Once upon a time

Der etwas andere Jugendstil des György Dalos

Von Klaus HübnerRSS-Newsfeed neuer Artikel von Klaus Hübner

Besprochene Bücher / Literaturhinweise

"Eigentlich ist es sinnlos, mich dafür zu entschuldigen, Feri K. nicht erkannt zu haben, als er mir am Mittwoch, dem 26. September, plötzlich entgegenkam, an der Ecke Oktogon/Andrásy-Straße, dort, wo früher das Restaurant ,Savoy' war und heute Burger King seine schlichten Speisen anbietet". Ein großartiger Beginn: Ein Ich-Erzähler, ein konkreter Schauplatz, eine mit Erinnerungen an Vor-Burger-King-Zeiten durchsetzte Erzählgegenwart und die Evokation der Frage, was es mit diesem Feri K. (nicht etwa Feri L. oder M.) wohl auf sich haben könnte.

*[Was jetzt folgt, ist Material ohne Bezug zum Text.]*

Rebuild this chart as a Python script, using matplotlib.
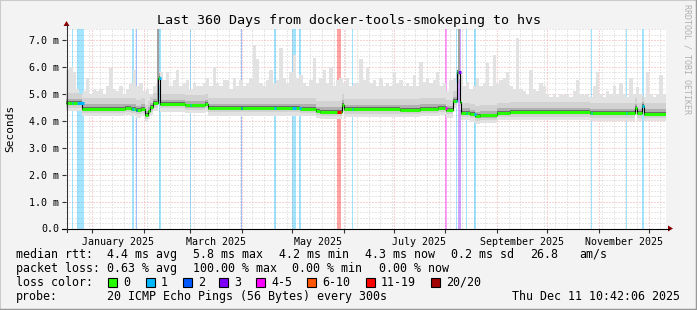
import datetime as dt

import numpy as np
import matplotlib
matplotlib.use('Agg')
import matplotlib.pyplot as plt
from matplotlib.patches import Rectangle, Polygon
from matplotlib.lines import Line2D

plt.rcParams['lines.scale_dashes'] = False

W, H = 697, 310
MONO = 'DejaVu Sans Mono'

end = dt.datetime(2025, 12, 11, 10, 42, 6)
start = end - dt.timedelta(days=360)

# median rtt as steps: day offset from start -> ms
med_day = [0, 9.6, 35.4, 39.0, 42.0, 45.0, 47.4, 49.2, 50.4, 52.2, 54.9, 56.1,
           71.4, 83.4, 85.2, 140.4, 150.0, 152.4, 165.6, 166.8, 200.4, 212.4,
           223.2, 228.0, 232.2, 234.3, 236.1, 237.0, 242.4, 245.4, 248.4, 258.6,
           266.4, 314.4, 341.4, 342.6, 345.6, 346.8]
med_ms = [4.65, 4.45, 4.48, 4.45, 4.40, 4.45, 4.22, 4.35, 4.50, 4.65, 5.60, 4.62,
          4.57, 4.62, 4.47, 4.45, 4.37, 4.34, 4.60, 4.43, 4.42, 4.45,
          4.48, 4.40, 4.74, 5.83, 4.70, 4.30, 4.25, 4.17, 4.20, 4.30,
          4.32, 4.28, 4.48, 4.28, 4.55, 4.27]

# top of the smoke, one value every 2 days
smoke_top = [
    5.9, 6.0, 5.8, 5.2, 5.0, 5.1, 5.6, 5.0, 5.2, 5.1,
    5.2, 5.0, 5.3, 5.95, 5.2, 5.1, 5.3, 5.0, 5.2, 5.4,
    5.9, 5.3, 5.4, 5.1, 5.2, 5.0, 5.3, 5.4, 5.8, 5.5,
    5.8, 5.3, 5.5, 5.9, 5.3, 5.4, 5.5, 5.2, 5.4, 5.3,
    5.3, 5.4, 5.6, 5.3, 6.0, 5.4, 5.3, 5.5, 5.5, 5.2,
    5.6, 5.3, 5.5, 5.3, 5.4, 5.6, 6.8, 6.3, 5.4, 5.3,
    5.5, 5.9, 5.4, 5.5, 6.7, 5.6, 5.4, 5.8, 6.45, 5.6,
    5.7, 5.4, 5.3, 5.5, 6.35, 5.4, 5.6, 5.9, 5.4, 6.0,
    5.3, 5.5, 5.6, 5.4, 5.6, 5.3, 5.4, 5.4, 6.3, 5.5,
    6.0, 5.4, 5.5, 5.3, 5.6, 5.3, 5.4, 5.3, 5.8, 5.4,
    5.5, 5.3, 5.4, 5.3, 5.7, 5.3, 6.2, 5.45, 5.6, 5.4,
    5.5, 5.8, 5.3, 5.4, 5.1, 5.5, 5.6, 5.4, 5.7, 5.3,
    5.45, 5.2, 5.3, 5.6, 5.3, 5.4, 6.15, 5.3, 6.45, 5.4,
    5.5, 5.6, 5.8, 5.3, 5.2, 7.08, 5.2, 5.1, 5.0, 5.9,
    5.2, 5.1, 5.4, 5.3, 5.0, 4.9, 5.0, 4.9, 5.0, 4.95,
    5.0, 4.9, 5.1, 5.5, 5.0, 4.95, 5.0, 4.9, 5.3, 5.8,
    5.0, 4.9, 5.1, 5.0, 5.3, 5.0, 5.4, 5.0, 4.9, 5.6,
    5.0, 5.27, 5.0, 4.9, 5.8, 5.0, 4.9, 5.0, 5.7, 5.0,
]
# two bursts that went off the top of the graph
burst_day = [54.6, 235.0]
burst_top = [7.43, 7.43]

# packet loss periods: from day, to day, loss class
loss_from = [3.6, 6.6, 39.6, 42.0, 55.8, 74.2, 104.8, 124.8, 135.6, 139.8,
             162.6, 171.6, 227.4, 234.0, 235.2, 240.0, 244.8, 315.0, 336.0, 345.6]
loss_to = [4.4, 10.8, 40.8, 42.6, 57.0, 74.8, 105.4, 126.0, 138.0, 141.0,
           165.0, 172.2, 228.6, 234.6, 237.0, 240.6, 246.0, 315.6, 336.6, 346.8]
loss_cls = [1, 1, 1, 2, 1, 1, 2, 1, 1, 1, 6, 1, 4, 1, 3, 1, 1, 1, 1, 1]

loss_labels = ['0', '1', '2', '3', '4-5', '6-10', '11-19', '20/20']
loss_colors = ['#26ff00', '#00b8ff', '#0059ff', '#7e00ff', '#ff00ff',
               '#ff5500', '#ff0000', '#a10000']

y_ticks = [0, 1, 2, 3, 4, 5, 6, 7]
y_labels = ['0.0', '1.0 m', '2.0 m', '3.0 m', '4.0 m', '5.0 m', '6.0 m', '7.0 m']

rtt_stats = ['4.4 ms avg', '5.8 ms max', '4.2 ms min', '4.3 ms now', '0.2 ms sd', '26.8', 'am/s']
loss_stats = ['0.63 % avg', '100.00 % max', '0.00 % min', '0.00 % now']


def day(t):
    return (t - start).total_seconds() / 86400.0


def med_at(d):
    i = np.searchsorted(med_day, d, side='right') - 1
    return med_ms[max(i, 0)]


def fx(x):
    return x / W


def fy(y):
    return 1 - y / H


fig = plt.figure(figsize=(W / 100, H / 100), dpi=100, facecolor='#f3f3f3')
ax = fig.add_axes([fx(66), fy(228.5), 600 / W, 200 / H])
ax.set_facecolor('white')
ax.set_xlim(0, 360)
ax.set_ylim(0, 7.43)

# grid (dotted, 1px on / 2px off)
dots = (0, (0.72, 1.44))
minor_c, major_c = '#d0d0d0', '#f5a8a8'
months = [dt.datetime(2025, m, 1) for m in range(1, 13)]
month_days = [day(m) for m in months]
d = dt.datetime(2024, 12, 23)
while d < end:
    if d.day != 1:
        ax.axvline(day(d), color=minor_c, lw=0.72, ls=dots, zorder=0)
    d += dt.timedelta(days=7)
for md in month_days:
    ax.axvline(md, color=major_c, lw=0.72, ls=dots, zorder=0.5)
for v in np.arange(0.2, 7.43, 0.2):
    if abs(v - round(v)) > 0.01:
        ax.axhline(v, color=minor_c, lw=0.72, ls=dots, zorder=0)
for v in y_ticks[1:]:
    ax.axhline(v, color=major_c, lw=0.72, ls=dots, zorder=0.5)

# loss background
for a, b, c in zip(loss_from, loss_to, loss_cls):
    ax.axvspan(a, b, color=loss_colors[c], alpha=0.36, lw=0, zorder=1)

# smoke
edges = sorted(set(list(np.arange(0, 360, 2.0)) + med_day))
edges.append(360.0)
m = np.array([med_at(e) for e in edges])
top = np.array([smoke_top[min(int(e // 2), 179)] for e in edges])
ax.fill_between(edges, m - 0.28, top, step='post', color='#e2e2e2', lw=0, zorder=2)
ax.fill_between(edges, m - 0.16, np.minimum(top, m + 0.38), step='post', color='#d2d2d2', lw=0, zorder=2)
ax.fill_between(edges, m - 0.08, np.minimum(top, m + 0.16), step='post', color='#b0b0b0', lw=0, zorder=2)
ax.fill_between(edges, m - 0.02, m + 0.07, step='post', color='#6a6a6a', lw=0, zorder=2)
for bd, bt in zip(burst_day, burst_top):
    ax.bar(bd, bt - med_at(bd), bottom=med_at(bd), width=1.2, align='edge',
           color='#a0a0a0', lw=0, zorder=2.5)

# median line
md_x = med_day + [360]
md_y = med_ms + [med_ms[-1]]
ax.step(md_x, md_y, where='post', color='black', lw=0.8, zorder=3)
ax.hlines(med_ms, med_day, med_day[1:] + [360], color=loss_colors[0], lw=2.2, zorder=4)
for a, b, c in zip(loss_from, loss_to, loss_cls):
    ax.hlines(med_at(a), a, b, color=loss_colors[c], lw=2.2, zorder=4)

# axes
for s in ax.spines.values():
    s.set_visible(False)
ax.set_yticks(y_ticks, labels=y_labels)
ax.tick_params(axis='y', length=3, width=0.8, pad=2, labelsize=7.2, color='#333333')
ax.set_xticks(month_days, labels=[''] * len(month_days))
mids = [day(months[i]) + (day(months[i + 1]) - day(months[i])) / 2 for i in range(0, 11, 2)]
mid_labels = [months[i].strftime('%B %Y') for i in range(0, 11, 2)]
ax.set_xticks(mids, labels=mid_labels, minor=True)
ax.tick_params(axis='x', which='major', length=3, width=0.8, color='#333333')
ax.tick_params(axis='x', which='minor', length=0, pad=6, labelsize=7.2)
for lab in ax.get_xticklabels(minor=True) + ax.get_yticklabels():
    lab.set_family(MONO)

# axis lines with arrows
fig.add_artist(Line2D([fx(62), fx(669)], [fy(228.5), fy(228.5)], color='black', lw=0.8))
fig.add_artist(Line2D([fx(66.5), fx(66.5)], [fy(232), fy(25)], color='#333333', lw=0.8))
fig.add_artist(Polygon([(fx(668), fy(225.5)), (fx(668), fy(231.5)), (fx(673), fy(228.5))],
                       closed=True, color='#8b0000', lw=0))
fig.add_artist(Polygon([(fx(63.5), fy(26)), (fx(69.5), fy(26)), (fx(66.5), fy(21))],
                       closed=True, color='#8b0000', lw=0))

# texts
fig.text(fx(349), fy(24), 'Last 360 Days from docker-tools-smokeping to hvs',
         ha='center', va='baseline', fontsize=9.6, family=MONO)
fig.text(fx(10), fy(128), 'Seconds', rotation=90, ha='center', va='center',
         fontsize=8, family=MONO)
fig.text(fx(687), fy(4), 'RRDTOOL / TOBI OETIKER', rotation=-90, ha='center', va='top',
         fontsize=6, family=MONO, color='#b0b0b0')

LS = 8.4
base = [257.7, 271.7, 285.7, 299.7]
fig.text(fx(16), fy(base[0]), 'median rtt:', fontsize=LS, family=MONO, va='baseline')
for txt, x in zip(rtt_stats, [107, 193, 279, 365, 451, 530, 579]):
    fig.text(fx(x), fy(base[0]), txt, fontsize=LS, family=MONO, va='baseline')
fig.text(fx(16), fy(base[1]), 'packet loss:', fontsize=LS, family=MONO, va='baseline')
for txt, x in zip(loss_stats, [107, 193, 292, 379]):
    fig.text(fx(x), fy(base[1]), txt, fontsize=LS, family=MONO, va='baseline')
fig.text(fx(16), fy(base[2]), 'loss color:', fontsize=LS, family=MONO, va='baseline')
box_x = [108, 146, 183, 219, 256, 307, 366, 431]
for lab, col, x in zip(loss_labels, loss_colors, box_x):
    fig.add_artist(Rectangle((fx(x), fy(286.5)), 9 / W, 9 / H, facecolor=col,
                             edgecolor='black', lw=0.8))
    fig.text(fx(x + 15), fy(base[2]), lab, fontsize=LS, family=MONO, va='baseline')
fig.text(fx(16), fy(base[3]), 'probe:', fontsize=LS, family=MONO, va='baseline')
fig.text(fx(107), fy(base[3]), '20 ICMP Echo Pings (56 Bytes) every 300s',
         fontsize=LS, family=MONO, va='baseline')
fig.text(fx(680), fy(base[3]), end.strftime('%a %b %d %H:%M:%S %Y'),
         fontsize=LS, family=MONO, va='baseline', ha='right')

# 3d frame
fig.add_artist(Line2D([0, 0], [0, 1], color='#cbcbcb', lw=1.5))
fig.add_artist(Line2D([0, 1], [1, 1], color='#cbcbcb', lw=1.5))
fig.add_artist(Line2D([1, 1], [0, 1], color='#999999', lw=2.5))
fig.add_artist(Line2D([0, 1], [0, 0], color='#999999', lw=2.5))

fig.savefig('out.png', dpi=100, facecolor=fig.get_facecolor())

Gebannt liest man weiter in diesem schmalen Roman, den der 1943 in Budapest geborene, seit langem in Berlin lebende Historiker und Schriftsteller György Dalos nicht lange nach seiner großen Erzählung "Balaton-Brigade" (2006) veröffentlicht hat. Der Ich-Erzähler heißt Robert Singer, ist stellvertretender Direktor eines "Instituts für Jugendstil" in Wien und wird bei einem Bummel durch seine Geburtsstadt von einem Fremden angesprochen - doch "als wir uns die Hand reichten, kam mir seine Handfläche unverwechselbar bekannt vor". Es ist niemand anderer als sein alter Schulkamerad Feri K., und die kurze Begegnung mit ihm wird dem Protagonisten zum Auslöser, sich in die Jahre 1961 und 1962 zurückzuversetzen.

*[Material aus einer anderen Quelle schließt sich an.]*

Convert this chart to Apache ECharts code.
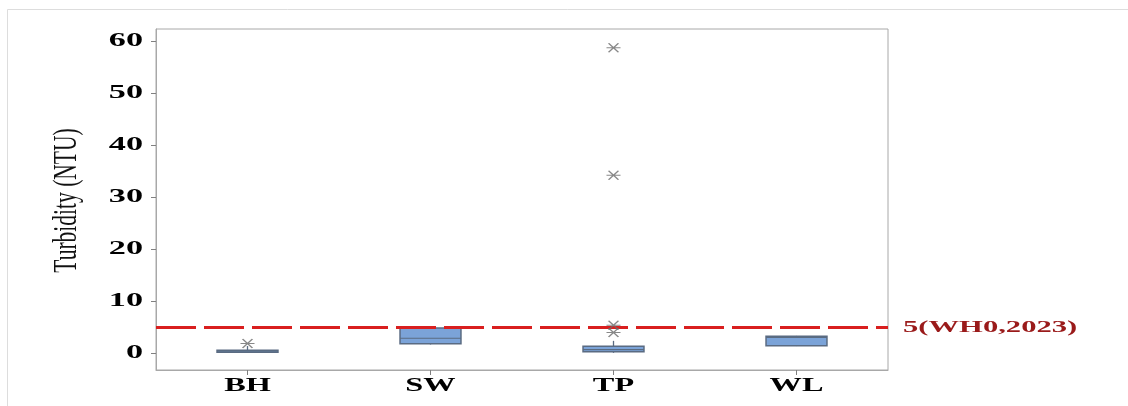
<!DOCTYPE html>
<html>
<head>
<meta charset="utf-8">
<script src="https://cdn.jsdelivr.net/npm/echarts@6/dist/echarts.min.js"></script>
<style>
  html, body { margin: 0; padding: 0; background: #fff; }
  #chart { width: 1128px; height: 406px; }
</style>
</head>
<body>
<div id="chart"></div>
<script>
// Sampling sites
const categories = ['BH', 'SW', 'TP', 'WL'];
// Five-number summaries per site: [min, Q1, median, Q3, max] (NTU)
const boxStats = [
  [0.1, 0.2, 0.4, 0.6, 1.4],
  [1.7, 1.85, 2.9, 4.85, 5.2],
  [0.1, 0.3, 0.7, 1.35, 2.4],
  [1.4, 1.45, 3.05, 3.3, 3.35]
];
// Outliers: [site index, value]
const outliers = [
  [0, 1.9],
  [2, 4.0],
  [2, 5.4],
  [2, 34.2],
  [2, 58.7]
];
// WHO guideline limit
const guideline = 5;
const guidelineLabel = '5(WH0,2023)';
const yTicks = [0, 10, 20, 30, 40, 50, 60];
const yTitle = 'Turbidity (NTU)';

const serif = '"Liberation Serif", "Times New Roman", serif';
const chart = echarts.init(document.getElementById('chart'));

// Box data for the custom series: [site index, min, Q1, median, Q3, max]
const boxData = boxStats.map((s, i) => [i].concat(s));

const boxColor = '#7ba3d8';
const edgeColor = '#5a6b82';

function renderBox(params, api) {
  const i = api.value(0);
  const pMin = api.coord([i, api.value(1)]);
  const pQ1 = api.coord([i, api.value(2)]);
  const pMed = api.coord([i, api.value(3)]);
  const pQ3 = api.coord([i, api.value(4)]);
  const pMax = api.coord([i, api.value(5)]);
  const w = api.size([1, 0])[0] * 0.333;
  const x = pQ1[0];
  const lineStyle = { stroke: edgeColor, lineWidth: 1.3 };
  return {
    type: 'group',
    children: [
      { type: 'line', shape: { x1: x, y1: pMin[1], x2: x, y2: pQ1[1] }, style: lineStyle },
      { type: 'line', shape: { x1: x, y1: pQ3[1], x2: x, y2: pMax[1] }, style: lineStyle },
      {
        type: 'rect',
        shape: { x: x - w / 2, y: pQ3[1], width: w, height: Math.max(pQ1[1] - pQ3[1], 1) },
        style: { fill: boxColor, stroke: edgeColor, lineWidth: 1.5 }
      },
      { type: 'line', shape: { x1: x - w / 2, y1: pMed[1], x2: x + w / 2, y2: pMed[1] }, style: { stroke: edgeColor, lineWidth: 1.2 } }
    ]
  };
}

chart.setOption({
  animation: false,
  backgroundColor: '#ffffff',
  grid: {
    left: 156, right: 240, top: 29, bottom: 36,
    show: true, borderColor: '#a8a8a8', borderWidth: 1
  },
  xAxis: {
    type: 'category',
    data: categories,
    boundaryGap: true,
    axisLine: { show: true, onZero: false, lineStyle: { color: '#a8a8a8' } },
    axisTick: { show: true, alignWithLabel: true, length: 5, lineStyle: { color: '#808080' } },
    axisLabel: { show: false },
    splitLine: { show: false }
  },
  yAxis: {
    type: 'value',
    min: -3.2,
    max: 62.3,
    axisLine: { show: true, lineStyle: { color: '#a8a8a8' } },
    axisTick: { show: true, length: 5, customValues: yTicks, lineStyle: { color: '#808080' } },
    axisLabel: { show: false },
    splitLine: { show: false }
  },
  series: [
    {
      type: 'custom',
      renderItem: renderBox,
      data: boxData,
      encode: { x: 0, y: [1, 2, 3, 4, 5] },
      z: 2,
      markLine: {
        silent: true,
        symbol: 'none',
        lineStyle: { color: '#d91f1f', width: 3, type: [40, 8] },
        label: { show: false },
        data: [{ yAxis: guideline }]
      }
    },
    {
      type: 'scatter',
      data: outliers,
      symbol: 'path://M-1,0L1,0M-0.7,-0.7L0.7,0.7M-0.7,0.7L0.7,-0.7',
      symbolSize: [14, 9],
      symbolKeepAspect: false,
      itemStyle: { color: 'none', borderColor: '#6a6a6a', borderWidth: 1.4 },
      z: 5
    }
  ]
});

// Wide-set text: tick labels, category labels, axis title and guideline label
const gridRect = chart.getModel().getComponent('grid', 0).coordinateSystem.getRect();
const texts = [];

// Page frame
texts.push({ type: 'line', shape: { x1: 7.5, y1: 9.5, x2: 1128, y2: 9.5 }, style: { stroke: '#dddddd', lineWidth: 1 }, silent: true });
texts.push({ type: 'line', shape: { x1: 7.5, y1: 9.5, x2: 7.5, y2: 406 }, style: { stroke: '#dddddd', lineWidth: 1 }, silent: true });

yTicks.forEach(v => {
  const p = chart.convertToPixel({ gridIndex: 0 }, [0, v]);
  texts.push({
    type: 'text', x: gridRect.x - 13, y: p[1], scaleX: 1.9, silent: true,
    style: { text: String(v), fill: '#000', font: 'bold 18px ' + serif, align: 'right', verticalAlign: 'middle' }
  });
});

categories.forEach((c, i) => {
  const p = chart.convertToPixel({ gridIndex: 0 }, [i, 0]);
  texts.push({
    type: 'text', x: p[0], y: gridRect.y + gridRect.height + 7, scaleX: 1.7, silent: true,
    style: { text: c, fill: '#000', font: 'bold 19px ' + serif, align: 'center', verticalAlign: 'top' }
  });
});

texts.push({
  type: 'text', x: 67, y: gridRect.y + gridRect.height / 2 + 1, rotation: Math.PI / 2, scaleY: 1.55, silent: true,
  style: { text: yTitle, fill: '#111', font: '21.5px ' + serif, align: 'center', verticalAlign: 'middle' }
});

const gy = chart.convertToPixel({ gridIndex: 0 }, [0, guideline])[1];
texts.push({
  type: 'text', x: gridRect.x + gridRect.width + 15, y: gy, scaleX: 1.8, silent: true,
  style: { text: guidelineLabel, fill: '#9a1a1a', font: 'bold 17px ' + serif, align: 'left', verticalAlign: 'middle' }
});

chart.setOption({ graphic: texts });
</script>
</body>
</html>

Denn als K. aus seinen Augen verschwindet, flammt vor Roberts innerem Auge wie eine Leuchtreklame die Inschrift "Gagarinklub" auf - und schon sind die wechselnden ideologischen Bewertungen von Georg Lukács oder die damaligen Witze über Nikita Chrustschow präsent. Um dieses einstige Ungarn geht es, um die Atmosphäre in der Hauptstadt wenige Jahre nach jenem Aufstand, über den der Autor in seinem Buch "1956 - Der Aufstand in Ungarn" (2006) schrieb. Und darum, wie ein etwas verträumter Junge in dieser Atmosphäre aufwächst, was sie mit ihm anstellt: Individual- und Zeitgeschichte also sowie die dialektische Verschränkung von beidem.

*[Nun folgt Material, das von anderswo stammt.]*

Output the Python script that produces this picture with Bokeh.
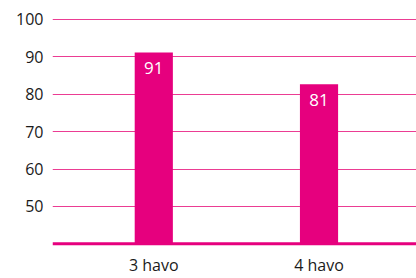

"Ich selbst hatte keine Angst vor der Aufnahmeprüfung für das mit wissenschaftlichem Sozialismus gepaarte Fach Kunstgeschichte", erinnert sich der Erzähler, der damals als "Kleinbürger" galt, was "den Geruch einer Schande, einer Art Erbkrankheit" hatte, der nur durch das Kollektiv gemildert werden konnte. Mit seiner Großmutter teilt er die Wohnung: "So lebten wir also zu zweit, und ich hatte nur den einen Gedanken, aus diesem engen Raum auszubrechen, um sie und ihr ewiges Leiden loszuwerden. Was hatte ich hier schon noch zu erwarten?".

Der ehrgeizige junge Mann weiß, dass man "das rote Büchlein mit den Stempelmarken" braucht, um studieren zu dürfen und damit der gefürchteten Einberufung in die Volksarmee zu entgehen, und wird rechtzeitig Sekretär des Kommunistischen Jugendverbandes. Auch aus Bewunderung für "Brüderchen", den kräftigen kommunistischen Arbeiterjungen, und ganz allgemein aus juveniler Selbstgewissheit: "Wir gehen voll auf in unserem Glauben und sind eins mit uns selbst. Wer uns nicht folgt, den geben wir der Verachtung preis, kanzeln ihn ab und treten seine Bedürfnisse mit Füßen".

Das geschieht zum Beispiel mit dem jungen Feri, dessen Vater bis 1957 Anwalt war und ab 1961 Fabrikarbeiter - ein "Feind unseres Staates", in dessen offiziellem Lebenslauf vier Jahre fehlen. Also wird Feri einem entwürdigenden Verhör unterzogen und kann vorerst kein Mitglied des "Bundes der fortschrittlichen Jugendlichen" werden. Viel wichtiger als er jedoch ist die von der halben Schule angeschwärmte Ilona Fenyvesi, der ein idealistisch-verliebter Robert am Tag von Jurij Gagarins Erdumrundung den ersten Kuss rauben will: "In der Liebe sollten sich zwei Lippen für lange Minuten in einem Sternenhimmel treffen, der die Ewigkeit des Gefühls symbolisierte".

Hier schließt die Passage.